In Kenya Africa Fund for Endangered Wildlife (Giraffe Centre) works to protect the Rothschilds Giraffe by rescuing orphaned baby giraffes and raising in a sanctuary.The Giraffe Center is a non-governmental, non-profit making organization, which was founded by Betty and Jock Leslie-Melville in 1979 in a bid to save the endangered Rothschild Giraffe, which had lost its natural habitat in Western Kenya to agriculture and there were only 130 left in the wild. Funds were raised and four herds were moved to four parks namely Lake Nakuru National Park, Mwea Game Reserve, Ruma National Park and Nasalot Game Reserve. Today the Rothschild Giraffe population in Kenya is about 500.

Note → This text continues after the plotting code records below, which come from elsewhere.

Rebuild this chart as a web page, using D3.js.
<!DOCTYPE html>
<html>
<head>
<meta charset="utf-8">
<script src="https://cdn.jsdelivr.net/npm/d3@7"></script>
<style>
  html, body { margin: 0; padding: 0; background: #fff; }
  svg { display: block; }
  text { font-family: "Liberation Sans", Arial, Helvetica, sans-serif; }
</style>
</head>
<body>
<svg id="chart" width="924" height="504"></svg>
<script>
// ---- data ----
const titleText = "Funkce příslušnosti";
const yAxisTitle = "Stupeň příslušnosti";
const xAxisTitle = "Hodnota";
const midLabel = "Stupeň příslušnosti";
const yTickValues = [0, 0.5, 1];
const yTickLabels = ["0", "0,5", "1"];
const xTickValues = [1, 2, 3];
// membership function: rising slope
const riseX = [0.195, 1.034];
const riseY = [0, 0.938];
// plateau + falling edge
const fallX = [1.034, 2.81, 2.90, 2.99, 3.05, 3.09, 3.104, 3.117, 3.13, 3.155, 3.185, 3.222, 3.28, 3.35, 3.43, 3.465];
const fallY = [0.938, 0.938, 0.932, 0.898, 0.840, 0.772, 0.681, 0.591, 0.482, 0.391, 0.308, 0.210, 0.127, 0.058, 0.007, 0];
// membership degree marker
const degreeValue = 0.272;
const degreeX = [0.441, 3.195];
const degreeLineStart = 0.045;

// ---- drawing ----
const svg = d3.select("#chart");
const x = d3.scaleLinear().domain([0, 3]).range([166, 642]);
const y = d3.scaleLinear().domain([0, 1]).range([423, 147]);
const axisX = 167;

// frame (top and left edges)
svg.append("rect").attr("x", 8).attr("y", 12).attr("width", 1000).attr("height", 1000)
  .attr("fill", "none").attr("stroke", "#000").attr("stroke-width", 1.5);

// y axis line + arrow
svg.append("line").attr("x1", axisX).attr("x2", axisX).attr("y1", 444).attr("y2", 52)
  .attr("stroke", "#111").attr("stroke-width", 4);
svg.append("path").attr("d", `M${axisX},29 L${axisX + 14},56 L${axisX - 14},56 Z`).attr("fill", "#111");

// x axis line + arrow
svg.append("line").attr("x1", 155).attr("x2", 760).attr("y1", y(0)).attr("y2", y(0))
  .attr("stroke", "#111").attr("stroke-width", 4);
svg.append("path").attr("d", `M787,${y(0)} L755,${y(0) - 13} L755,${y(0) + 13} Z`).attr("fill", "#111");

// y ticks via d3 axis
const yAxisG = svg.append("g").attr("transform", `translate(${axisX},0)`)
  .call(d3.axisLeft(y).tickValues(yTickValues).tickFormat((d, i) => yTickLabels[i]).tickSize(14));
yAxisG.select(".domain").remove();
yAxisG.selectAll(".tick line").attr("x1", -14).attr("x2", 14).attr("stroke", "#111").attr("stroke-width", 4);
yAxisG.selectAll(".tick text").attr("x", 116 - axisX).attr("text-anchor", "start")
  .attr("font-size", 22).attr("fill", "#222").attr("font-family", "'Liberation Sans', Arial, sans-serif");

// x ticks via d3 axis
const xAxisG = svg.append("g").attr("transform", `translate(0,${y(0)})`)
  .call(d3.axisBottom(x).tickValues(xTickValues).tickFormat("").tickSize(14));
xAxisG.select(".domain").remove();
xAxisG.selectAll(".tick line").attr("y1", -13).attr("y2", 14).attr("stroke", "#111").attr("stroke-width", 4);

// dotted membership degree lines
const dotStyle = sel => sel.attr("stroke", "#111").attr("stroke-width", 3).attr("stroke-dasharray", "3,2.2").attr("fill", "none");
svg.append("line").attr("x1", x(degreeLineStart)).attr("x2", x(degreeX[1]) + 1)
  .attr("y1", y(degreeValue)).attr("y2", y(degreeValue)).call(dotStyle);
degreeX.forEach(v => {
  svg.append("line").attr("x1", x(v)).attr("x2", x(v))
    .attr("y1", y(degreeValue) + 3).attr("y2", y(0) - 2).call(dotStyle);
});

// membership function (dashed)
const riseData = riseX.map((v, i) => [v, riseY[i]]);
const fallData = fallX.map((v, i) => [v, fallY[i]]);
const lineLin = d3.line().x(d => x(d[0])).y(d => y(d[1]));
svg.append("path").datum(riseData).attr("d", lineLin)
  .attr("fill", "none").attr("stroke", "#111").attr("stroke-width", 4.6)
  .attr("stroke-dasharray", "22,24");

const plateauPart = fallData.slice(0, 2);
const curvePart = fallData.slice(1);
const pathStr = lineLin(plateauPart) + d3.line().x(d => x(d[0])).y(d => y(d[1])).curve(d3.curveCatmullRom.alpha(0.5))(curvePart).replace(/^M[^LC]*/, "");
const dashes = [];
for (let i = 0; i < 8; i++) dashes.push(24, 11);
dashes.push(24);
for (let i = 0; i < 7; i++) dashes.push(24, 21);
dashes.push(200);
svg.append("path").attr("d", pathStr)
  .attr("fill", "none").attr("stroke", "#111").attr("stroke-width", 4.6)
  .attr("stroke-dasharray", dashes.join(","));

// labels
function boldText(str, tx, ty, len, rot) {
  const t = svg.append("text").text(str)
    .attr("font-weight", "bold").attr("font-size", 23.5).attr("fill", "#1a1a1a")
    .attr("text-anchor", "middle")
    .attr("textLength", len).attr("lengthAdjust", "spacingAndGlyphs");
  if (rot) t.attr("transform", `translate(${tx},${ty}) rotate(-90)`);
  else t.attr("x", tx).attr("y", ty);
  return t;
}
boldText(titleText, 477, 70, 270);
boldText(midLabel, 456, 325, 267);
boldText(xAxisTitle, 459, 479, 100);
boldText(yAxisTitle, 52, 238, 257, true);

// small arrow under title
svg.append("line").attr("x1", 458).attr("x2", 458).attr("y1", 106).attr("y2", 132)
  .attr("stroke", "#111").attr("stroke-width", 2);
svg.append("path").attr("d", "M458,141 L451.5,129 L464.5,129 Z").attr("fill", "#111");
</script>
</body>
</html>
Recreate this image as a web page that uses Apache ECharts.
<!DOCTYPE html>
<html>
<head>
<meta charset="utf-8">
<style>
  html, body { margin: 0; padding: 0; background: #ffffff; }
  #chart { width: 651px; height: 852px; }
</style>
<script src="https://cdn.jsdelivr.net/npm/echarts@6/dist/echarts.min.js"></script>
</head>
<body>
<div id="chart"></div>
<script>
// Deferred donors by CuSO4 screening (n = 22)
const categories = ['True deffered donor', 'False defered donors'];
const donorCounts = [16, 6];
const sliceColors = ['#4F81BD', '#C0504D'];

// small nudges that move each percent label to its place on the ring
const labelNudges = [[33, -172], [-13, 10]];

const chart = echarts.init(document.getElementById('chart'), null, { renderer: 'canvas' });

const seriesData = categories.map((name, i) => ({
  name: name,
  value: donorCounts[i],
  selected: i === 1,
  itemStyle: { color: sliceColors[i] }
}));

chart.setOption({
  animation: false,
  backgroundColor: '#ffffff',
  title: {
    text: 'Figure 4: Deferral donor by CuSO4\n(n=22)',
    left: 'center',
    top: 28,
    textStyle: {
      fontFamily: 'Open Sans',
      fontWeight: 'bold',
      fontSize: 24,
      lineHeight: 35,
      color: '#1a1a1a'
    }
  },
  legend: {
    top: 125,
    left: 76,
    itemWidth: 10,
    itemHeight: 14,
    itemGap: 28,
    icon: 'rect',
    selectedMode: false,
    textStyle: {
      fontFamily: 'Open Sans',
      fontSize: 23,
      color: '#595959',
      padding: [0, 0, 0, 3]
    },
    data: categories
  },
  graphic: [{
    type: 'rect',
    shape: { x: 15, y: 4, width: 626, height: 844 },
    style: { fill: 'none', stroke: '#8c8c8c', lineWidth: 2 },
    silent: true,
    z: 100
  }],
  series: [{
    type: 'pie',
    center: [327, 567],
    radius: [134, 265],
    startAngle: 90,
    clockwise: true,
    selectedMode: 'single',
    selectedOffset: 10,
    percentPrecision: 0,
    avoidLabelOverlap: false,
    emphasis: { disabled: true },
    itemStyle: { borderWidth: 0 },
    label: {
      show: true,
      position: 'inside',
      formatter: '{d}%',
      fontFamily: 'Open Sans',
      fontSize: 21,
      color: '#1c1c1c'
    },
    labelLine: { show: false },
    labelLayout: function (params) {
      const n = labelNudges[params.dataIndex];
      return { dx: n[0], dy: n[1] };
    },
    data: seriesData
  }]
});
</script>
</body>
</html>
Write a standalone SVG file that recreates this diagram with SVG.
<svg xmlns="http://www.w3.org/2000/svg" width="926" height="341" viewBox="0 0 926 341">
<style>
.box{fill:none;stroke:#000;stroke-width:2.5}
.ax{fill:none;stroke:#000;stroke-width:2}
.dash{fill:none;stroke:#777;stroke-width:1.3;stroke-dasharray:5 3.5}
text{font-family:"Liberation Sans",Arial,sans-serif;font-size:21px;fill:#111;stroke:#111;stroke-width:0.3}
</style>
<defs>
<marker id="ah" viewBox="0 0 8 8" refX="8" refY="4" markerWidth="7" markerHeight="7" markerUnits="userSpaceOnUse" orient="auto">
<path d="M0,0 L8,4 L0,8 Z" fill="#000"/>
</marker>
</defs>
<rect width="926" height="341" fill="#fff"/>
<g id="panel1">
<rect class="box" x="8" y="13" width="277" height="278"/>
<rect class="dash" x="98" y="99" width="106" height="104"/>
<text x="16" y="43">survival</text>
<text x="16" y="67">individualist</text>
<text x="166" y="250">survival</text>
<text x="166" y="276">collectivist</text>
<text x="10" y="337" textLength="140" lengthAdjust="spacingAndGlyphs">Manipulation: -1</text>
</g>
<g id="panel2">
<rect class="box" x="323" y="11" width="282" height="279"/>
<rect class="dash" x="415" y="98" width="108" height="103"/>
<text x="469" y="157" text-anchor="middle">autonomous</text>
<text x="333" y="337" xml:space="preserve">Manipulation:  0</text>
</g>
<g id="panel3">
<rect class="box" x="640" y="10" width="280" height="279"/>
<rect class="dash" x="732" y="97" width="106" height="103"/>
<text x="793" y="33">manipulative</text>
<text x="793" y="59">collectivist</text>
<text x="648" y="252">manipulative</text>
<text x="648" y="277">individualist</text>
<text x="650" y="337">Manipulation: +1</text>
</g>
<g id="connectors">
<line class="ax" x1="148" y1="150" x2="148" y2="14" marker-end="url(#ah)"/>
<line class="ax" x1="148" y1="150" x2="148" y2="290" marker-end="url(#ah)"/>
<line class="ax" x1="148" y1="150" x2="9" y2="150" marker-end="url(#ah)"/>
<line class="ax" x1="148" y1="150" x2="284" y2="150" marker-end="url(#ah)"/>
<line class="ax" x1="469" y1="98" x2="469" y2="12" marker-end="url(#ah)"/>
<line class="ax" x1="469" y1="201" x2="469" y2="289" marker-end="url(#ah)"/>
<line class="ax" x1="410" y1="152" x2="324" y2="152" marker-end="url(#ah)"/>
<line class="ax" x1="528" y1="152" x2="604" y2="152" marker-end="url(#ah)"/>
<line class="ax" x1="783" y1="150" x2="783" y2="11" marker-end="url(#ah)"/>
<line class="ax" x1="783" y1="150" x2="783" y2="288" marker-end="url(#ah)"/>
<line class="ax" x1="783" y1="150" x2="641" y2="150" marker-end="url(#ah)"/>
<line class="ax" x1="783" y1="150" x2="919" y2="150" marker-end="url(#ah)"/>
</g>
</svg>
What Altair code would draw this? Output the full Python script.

The objectives of giraffe centre are:

To provide free environmental education to the Kenyan youth
• Conservation of endangered species
• Support of other conservation projects all over Kenya

Kenya Wildlife Service launched a National Giraffe Conservation Strategy, the first giraffe-focused conservation action plan of its kind in Africa. This strategy will work to conserve all three of the giraffe sub-species found in Kenya, in particular the endangered Rothschild's giraffe. Rothschild's giraffes have been re-introduced to six sites in Kenya - Ruma National Park; Mt. Elgon National Park; Murgor Farm, Iten; Sergoit-Kruger Farm, Iten; Kitale Area Farm; Nasalot Reserve.

A project of the Mammal Research Unit in the School of Biological Science at the University of Bristol, England and Kenya's Soysambu Conservancy, researchers are working with Kenya Wildlife Service and others to develop a conservation strategy for the Rothschild's giraffe in East Africa.

On the other hand, the Giraffe Conservation Foundation is actively supporting the Rothschild's Giraffe Project as well as other giraffe research across Africa with the provision of technical support and funding, as well as sharing data and results for a comprehensive approach to giraffe conservation. The current project sites are in Kenya, Botswana and Niger.